— begin Recorded information —

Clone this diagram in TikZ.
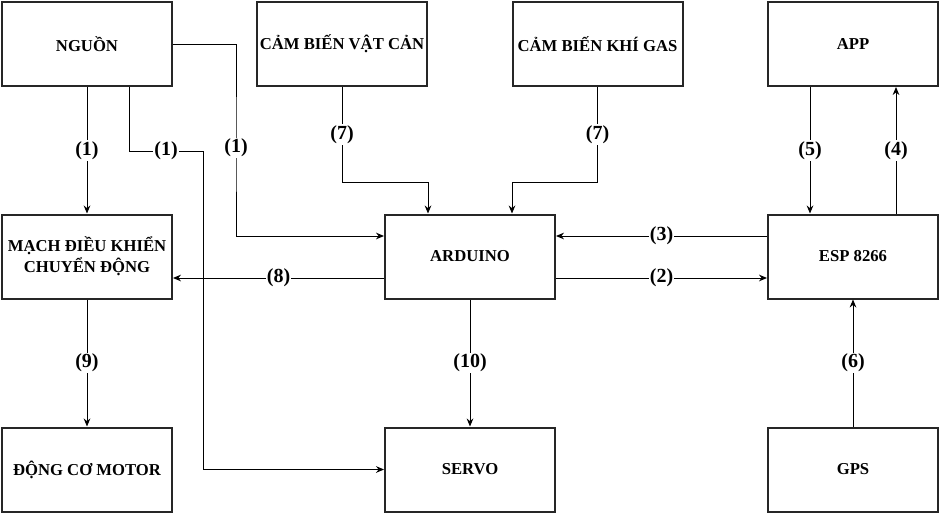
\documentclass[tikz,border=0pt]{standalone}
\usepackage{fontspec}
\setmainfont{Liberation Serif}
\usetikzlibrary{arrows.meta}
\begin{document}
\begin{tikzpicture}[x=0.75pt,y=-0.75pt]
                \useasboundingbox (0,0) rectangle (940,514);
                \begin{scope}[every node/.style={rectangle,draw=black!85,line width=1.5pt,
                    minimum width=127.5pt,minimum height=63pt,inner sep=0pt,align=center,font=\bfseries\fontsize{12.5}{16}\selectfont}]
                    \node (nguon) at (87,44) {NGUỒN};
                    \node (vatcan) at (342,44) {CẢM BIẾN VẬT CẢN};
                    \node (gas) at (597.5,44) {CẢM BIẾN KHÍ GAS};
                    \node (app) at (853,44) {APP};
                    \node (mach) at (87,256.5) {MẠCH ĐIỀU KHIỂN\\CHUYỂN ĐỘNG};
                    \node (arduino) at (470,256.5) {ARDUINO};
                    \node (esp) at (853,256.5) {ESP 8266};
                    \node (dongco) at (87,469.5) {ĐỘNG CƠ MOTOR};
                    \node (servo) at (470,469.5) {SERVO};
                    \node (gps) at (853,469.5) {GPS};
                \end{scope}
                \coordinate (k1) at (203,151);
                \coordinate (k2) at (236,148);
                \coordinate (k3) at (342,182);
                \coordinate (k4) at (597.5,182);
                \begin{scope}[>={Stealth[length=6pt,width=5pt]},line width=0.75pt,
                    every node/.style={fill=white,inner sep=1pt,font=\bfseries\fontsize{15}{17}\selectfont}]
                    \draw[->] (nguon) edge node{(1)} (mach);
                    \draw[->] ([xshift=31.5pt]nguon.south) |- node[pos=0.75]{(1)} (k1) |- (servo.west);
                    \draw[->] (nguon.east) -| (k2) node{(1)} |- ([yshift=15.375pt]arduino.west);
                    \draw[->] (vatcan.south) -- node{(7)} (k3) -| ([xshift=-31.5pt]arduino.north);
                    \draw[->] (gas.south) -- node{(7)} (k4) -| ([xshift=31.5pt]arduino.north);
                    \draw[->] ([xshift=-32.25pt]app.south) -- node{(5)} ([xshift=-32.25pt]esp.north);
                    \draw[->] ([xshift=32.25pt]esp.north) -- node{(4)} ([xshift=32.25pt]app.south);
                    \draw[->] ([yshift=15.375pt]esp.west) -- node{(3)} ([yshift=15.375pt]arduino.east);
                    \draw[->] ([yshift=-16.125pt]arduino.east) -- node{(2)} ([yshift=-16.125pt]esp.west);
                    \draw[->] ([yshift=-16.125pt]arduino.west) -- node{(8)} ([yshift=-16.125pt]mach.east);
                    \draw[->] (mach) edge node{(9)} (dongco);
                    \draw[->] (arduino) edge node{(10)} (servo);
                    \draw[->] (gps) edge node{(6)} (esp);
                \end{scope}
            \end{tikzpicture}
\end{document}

— end Recorded information —

» **Problem statement**
Set the pictures aside and transcribe the data above exactly.

» **Full solution**
Clone this diagram in TikZ.
\documentclass[tikz,border=0pt]{standalone}
\usepackage{fontspec}
\setmainfont{Liberation Serif}
\usetikzlibrary{arrows.meta}
\begin{document}
\begin{tikzpicture}[x=0.75pt,y=-0.75pt]
                \useasboundingbox (0,0) rectangle (940,514);
                \begin{scope}[every node/.style={rectangle,draw=black!85,line width=1.5pt,
                    minimum width=127.5pt,minimum height=63pt,inner sep=0pt,align=center,font=\bfseries\fontsize{12.5}{16}\selectfont}]
                    \node (nguon) at (87,44) {NGUỒN};
                    \node (vatcan) at (342,44) {CẢM BIẾN VẬT CẢN};
                    \node (gas) at (597.5,44) {CẢM BIẾN KHÍ GAS};
                    \node (app) at (853,44) {APP};
                    \node (mach) at (87,256.5) {MẠCH ĐIỀU KHIỂN\\CHUYỂN ĐỘNG};
                    \node (arduino) at (470,256.5) {ARDUINO};
                    \node (esp) at (853,256.5) {ESP 8266};
                    \node (dongco) at (87,469.5) {ĐỘNG CƠ MOTOR};
                    \node (servo) at (470,469.5) {SERVO};
                    \node (gps) at (853,469.5) {GPS};
                \end{scope}
                \coordinate (k1) at (203,151);
                \coordinate (k2) at (236,148);
                \coordinate (k3) at (342,182);
                \coordinate (k4) at (597.5,182);
                \begin{scope}[>={Stealth[length=6pt,width=5pt]},line width=0.75pt,
                    every node/.style={fill=white,inner sep=1pt,font=\bfseries\fontsize{15}{17}\selectfont}]
                    \draw[->] (nguon) edge node{(1)} (mach);
                    \draw[->] ([xshift=31.5pt]nguon.south) |- node[pos=0.75]{(1)} (k1) |- (servo.west);
                    \draw[->] (nguon.east) -| (k2) node{(1)} |- ([yshift=15.375pt]arduino.west);
                    \draw[->] (vatcan.south) -- node{(7)} (k3) -| ([xshift=-31.5pt]arduino.north);
                    \draw[->] (gas.south) -- node{(7)} (k4) -| ([xshift=31.5pt]arduino.north);
                    \draw[->] ([xshift=-32.25pt]app.south) -- node{(5)} ([xshift=-32.25pt]esp.north);
                    \draw[->] ([xshift=32.25pt]esp.north) -- node{(4)} ([xshift=32.25pt]app.south);
                    \draw[->] ([yshift=15.375pt]esp.west) -- node{(3)} ([yshift=15.375pt]arduino.east);
                    \draw[->] ([yshift=-16.125pt]arduino.east) -- node{(2)} ([yshift=-16.125pt]esp.west);
                    \draw[->] ([yshift=-16.125pt]arduino.west) -- node{(8)} ([yshift=-16.125pt]mach.east);
                    \draw[->] (mach) edge node{(9)} (dongco);
                    \draw[->] (arduino) edge node{(10)} (servo);
                    \draw[->] (gps) edge node{(6)} (esp);
                \end{scope}
            \end{tikzpicture}
\end{document}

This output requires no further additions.